EXERCISE DETAILS -
Leaving out the pictures, retype the lines from the beginning of the listing through the line containing "const y = chart.scales.y;".

PROVIDED MATERIAL -
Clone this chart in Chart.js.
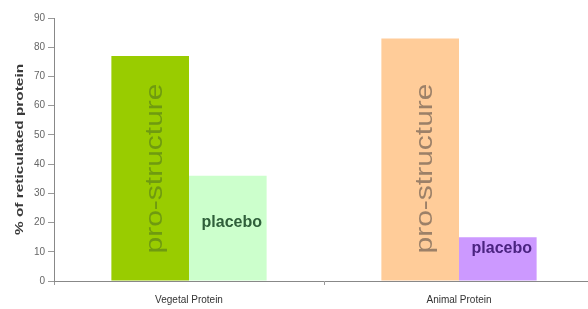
<!DOCTYPE html>
<html lang="en">
<head>
  <meta charset="UTF-8" />
  <title>Reticulated protein</title>
  <script src="https://cdn.jsdelivr.net/npm/chart.js"></script>
  <style>
    html, body {
      margin: 0;
      padding: 0;
      background: #fff;
      overflow: hidden;
    }
    #wrap {
      width: 594px;
      height: 309px;
    }
  </style>
</head>
<body>
  <div id="wrap"><canvas id="grafico"></canvas></div>

  <script>
    // data
    const categories = ['Vegetal Protein', 'Animal Protein'];
    const proStructure = [77, 83];
    const placebo = [36, 15];
    const yMin = 0;
    const yMax = 90;
    const yStep = 10;

    const proColors = ['#99cc00', '#ffcc99'];
    const placeboColors = ['#ccffcc', '#cc99ff'];
    const proTextColors = ['#6f9a10', '#9c8068'];
    const placeboTextColors = ['#2f5f3a', '#4a2380'];

    const FONT = '"Liberation Sans", Arial, sans-serif';

    // texts inside bars + the stretched axis title
    const barTexts = {
      id: 'barTexts',
      afterDatasetsDraw(chart) {
        const ctx = chart.ctx;
        const y = chart.scales.y;

        ctx.save();
        chart.getDatasetMeta(0).data.forEach((bar, i) => {
          ctx.save();
          ctx.translate(bar.x + 5, y.getPixelForValue(38.5));
          ctx.rotate(-Math.PI / 2);
          ctx.scale(1.25, 1);
          ctx.font = '24px ' + FONT;
          ctx.fillStyle = proTextColors[i];
          ctx.textAlign = 'center';
          ctx.textBaseline = 'middle';
          ctx.fillText('pro-structure', 0, 0);
          ctx.restore();
        });

        chart.getDatasetMeta(1).data.forEach((bar, i) => {
          const ty = Math.max(bar.y + 11, y.getPixelForValue(20));
          ctx.font = 'bold 16px ' + FONT;
          ctx.fillStyle = placeboTextColors[i];
          ctx.textAlign = 'center';
          ctx.textBaseline = 'middle';
          ctx.fillText('placebo', bar.x + 4, ty);
        });

        ctx.translate(20, (chart.chartArea.top + chart.chartArea.bottom) / 2);
        ctx.rotate(-Math.PI / 2);
        ctx.scale(1.4, 1);
        ctx.font = 'bold 11px ' + FONT;
        ctx.fillStyle = '#3a3a3a';
        ctx.textAlign = 'center';
        ctx.textBaseline = 'middle';
        ctx.fillText('% of reticulated protein', 0, 0);
        ctx.restore();
      }
    };

    const ctx = document.getElementById('grafico').getContext('2d');
    new Chart(ctx, {
      type: 'bar',
      data: {
        labels: categories,
        datasets: [{
          label: 'pro-structure',
          data: proStructure,
          backgroundColor: proColors,
          borderWidth: 0
        }, {
          label: 'placebo',
          data: placebo,
          backgroundColor: placeboColors,
          borderWidth: 0
        }]
      },
      options: {
        responsive: true,
        maintainAspectRatio: false,
        animation: false,
        layout: { padding: { top: 18, right: 0, left: 0, bottom: 0 } },
        plugins: {
          legend: { display: false },
          tooltip: { enabled: false }
        },
        datasets: {
          bar: { barPercentage: 1, categoryPercentage: 0.575 }
        },
        scales: {
          x: {
            grid: { drawOnChartArea: false, tickLength: 4, color: '#999' },
            border: { color: '#888' },
            ticks: { padding: 9, color: '#333', font: { family: FONT, size: 10 } },
            afterFit(scale) { scale.height = 28; }
          },
          y: {
            min: yMin,
            max: yMax,
            grid: { drawOnChartArea: false, tickLength: 6, color: '#999' },
            border: { color: '#888' },
            ticks: { stepSize: yStep, padding: 3, color: '#666', font: { family: FONT, size: 10 } },
            afterFit(scale) { scale.width = 54; }
          }
        }
      },
      plugins: [barTexts]
    });
  </script>
</body>
</html>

SOLUTION TO THIS PROBLEM -
Clone this chart in Chart.js.
<!DOCTYPE html>
<html lang="en">
<head>
  <meta charset="UTF-8" />
  <title>Reticulated protein</title>
  <script src="https://cdn.jsdelivr.net/npm/chart.js"></script>
  <style>
    html, body {
      margin: 0;
      padding: 0;
      background: #fff;
      overflow: hidden;
    }
    #wrap {
      width: 594px;
      height: 309px;
    }
  </style>
</head>
<body>
  <div id="wrap"><canvas id="grafico"></canvas></div>

  <script>
    // data
    const categories = ['Vegetal Protein', 'Animal Protein'];
    const proStructure = [77, 83];
    const placebo = [36, 15];
    const yMin = 0;
    const yMax = 90;
    const yStep = 10;

    const proColors = ['#99cc00', '#ffcc99'];
    const placeboColors = ['#ccffcc', '#cc99ff'];
    const proTextColors = ['#6f9a10', '#9c8068'];
    const placeboTextColors = ['#2f5f3a', '#4a2380'];

    const FONT = '"Liberation Sans", Arial, sans-serif';

    // texts inside bars + the stretched axis title
    const barTexts = {
      id: 'barTexts',
      afterDatasetsDraw(chart) {
        const ctx = chart.ctx;
        const y = chart.scales.y;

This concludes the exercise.